François Guérin (/fr/; 1717–1801) was a French 18th century artist, miniaturist and draughtsman, working in pastels and oil. He was a member of the Académie de Saint-Luc an institution for those artists prevented for various reasons, from joining the more prestigious Académie royale de peinture et de sculpture. However, the work of the Academie de Saint-Luc was so far from second rate that following a successful exhibition in 1777, the Royal Academy took offence, and with the backing of the monarchy, issued an edict in March 1776 abolishing “guilds, brotherhoods, and communities of arts and crafts”, forcing the Academie de Saint-Luc to close.

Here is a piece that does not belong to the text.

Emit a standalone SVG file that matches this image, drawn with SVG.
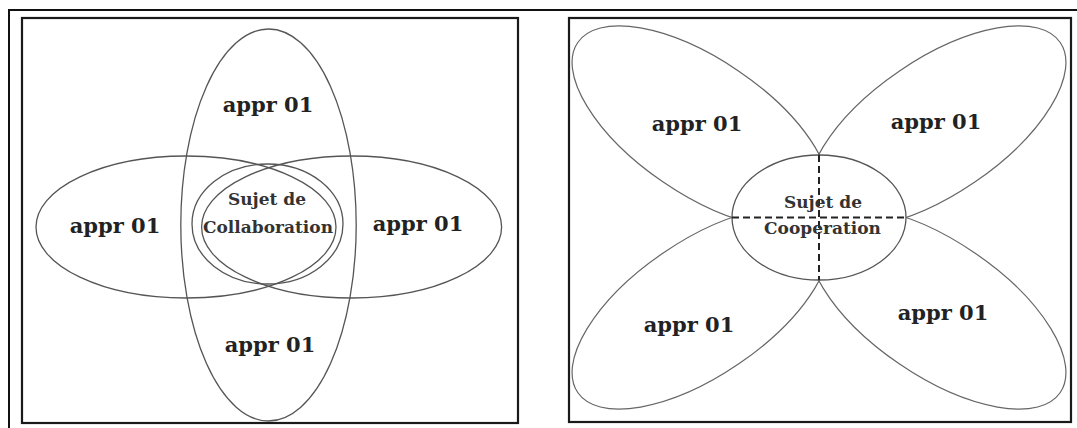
<svg xmlns="http://www.w3.org/2000/svg" width="1077" height="428" viewBox="0 0 1077 428">
  <style>
    .frame { fill: none; stroke: #111; stroke-width: 2; }
    .box { fill: none; stroke: #1a1a1a; stroke-width: 2.2; }
    .shape { fill: none; stroke: #555; stroke-width: 1.3; }
    .petal { fill: none; stroke: #666; stroke-width: 1.2; }
    .core { fill: #fff; stroke: #555; stroke-width: 1.3; }
    .dash { fill: none; stroke: #222; stroke-width: 2; stroke-dasharray: 7 4; }
    .lbl { font-family: "DejaVu Serif", "Liberation Serif", serif; font-weight: bold; font-size: 21px; fill: #222; text-anchor: middle; }
    .lblc { font-family: "DejaVu Serif", "Liberation Serif", serif; font-weight: bold; font-size: 17px; fill: #333; text-anchor: middle; }
    .lblr { font-family: "DejaVu Serif", "Liberation Serif", serif; font-weight: bold; font-size: 17px; fill: #333; text-anchor: middle; }
  </style>
  <rect x="0" y="0" width="1077" height="428" fill="#fff"/>
  <g id="frame">
    <path class="frame" d="M9 428 V10 H1077"/>
    <rect class="box" x="22" y="18" width="496" height="405"/>
    <rect class="box" x="569" y="18" width="502" height="404"/>
  </g>

  <!-- Left: collaboration -->
  <g id="collab-top">
    <ellipse class="shape" cx="268.5" cy="225" rx="87.7" ry="196"/>
  </g>
  <g id="collab-left">
    <ellipse class="shape" cx="186" cy="227" rx="150" ry="71"/>
  </g>
  <g id="collab-right">
    <ellipse class="shape" cx="351.6" cy="227" rx="150" ry="71"/>
  </g>
  <g id="collab-center">
    <ellipse class="shape" cx="267.5" cy="224" rx="75.5" ry="60"/>
    <text class="lblc" x="267" y="205">Sujet de</text>
    <text class="lblc" x="268" y="233">Collaboration</text>
  </g>
  <g id="collab-labels">
    <text class="lbl" x="268" y="112">appr 01</text>
    <text class="lbl" x="115" y="233">appr 01</text>
    <text class="lbl" x="418" y="231">appr 01</text>
    <text class="lbl" x="270" y="352">appr 01</text>
  </g>

  <!-- Right: cooperation -->
  <g id="coop-petal-tl">
    <ellipse class="petal" cx="701" cy="126.6" rx="149.2" ry="67.1" transform="rotate(34.3 701 126.6)"/>
  </g>
  <g id="coop-petal-tr">
    <ellipse class="petal" cx="937" cy="126.6" rx="149.2" ry="67.1" transform="rotate(-34.3 937 126.6)"/>
  </g>
  <g id="coop-petal-bl">
    <ellipse class="petal" cx="701" cy="308.4" rx="149.2" ry="67.1" transform="rotate(-34.3 701 308.4)"/>
  </g>
  <g id="coop-petal-br">
    <ellipse class="petal" cx="937" cy="308.4" rx="149.2" ry="67.1" transform="rotate(34.3 937 308.4)"/>
  </g>
  <g id="coop-center">
    <ellipse class="core" cx="819" cy="217.5" rx="87" ry="62.5"/>
  </g>
  <g id="connectors">
    <line class="dash" x1="819" y1="155" x2="819" y2="280"/>
    <line class="dash" x1="732" y1="217.5" x2="906" y2="217.5"/>
  </g>
  <g id="coop-labels">
    <text class="lblr" x="823" y="208">Sujet de</text>
    <text class="lblr" x="822.5" y="234">Cooperation</text>
    <text class="lbl" x="697" y="131">appr 01</text>
    <text class="lbl" x="936" y="129">appr 01</text>
    <text class="lbl" x="689" y="332">appr 01</text>
    <text class="lbl" x="943" y="320">appr 01</text>
  </g>
</svg>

Guérin had, however, been accepted into the more prestigious academy by 1761.

Guérin's chief principal works were bust portraits and conversation pieces - small informal paintings of groups or couples shown within a domestic setting.

==Life==
Guérin is known to have had a son Thomas-François, but little more is reliably known. A 1748 portrait of Madame de Pompadour with her daughter indicates that he was active at Versailles in the mid 18th century. However, a second portrait, painted in the late 1760s, once thought to be Pompadour in discussion with the Duc de Choiseul, is now thought to be of two anonymous sitters due to the work recording precisely the furnishings which were too unfashionable for a salon of either Choiseul or Pompadour.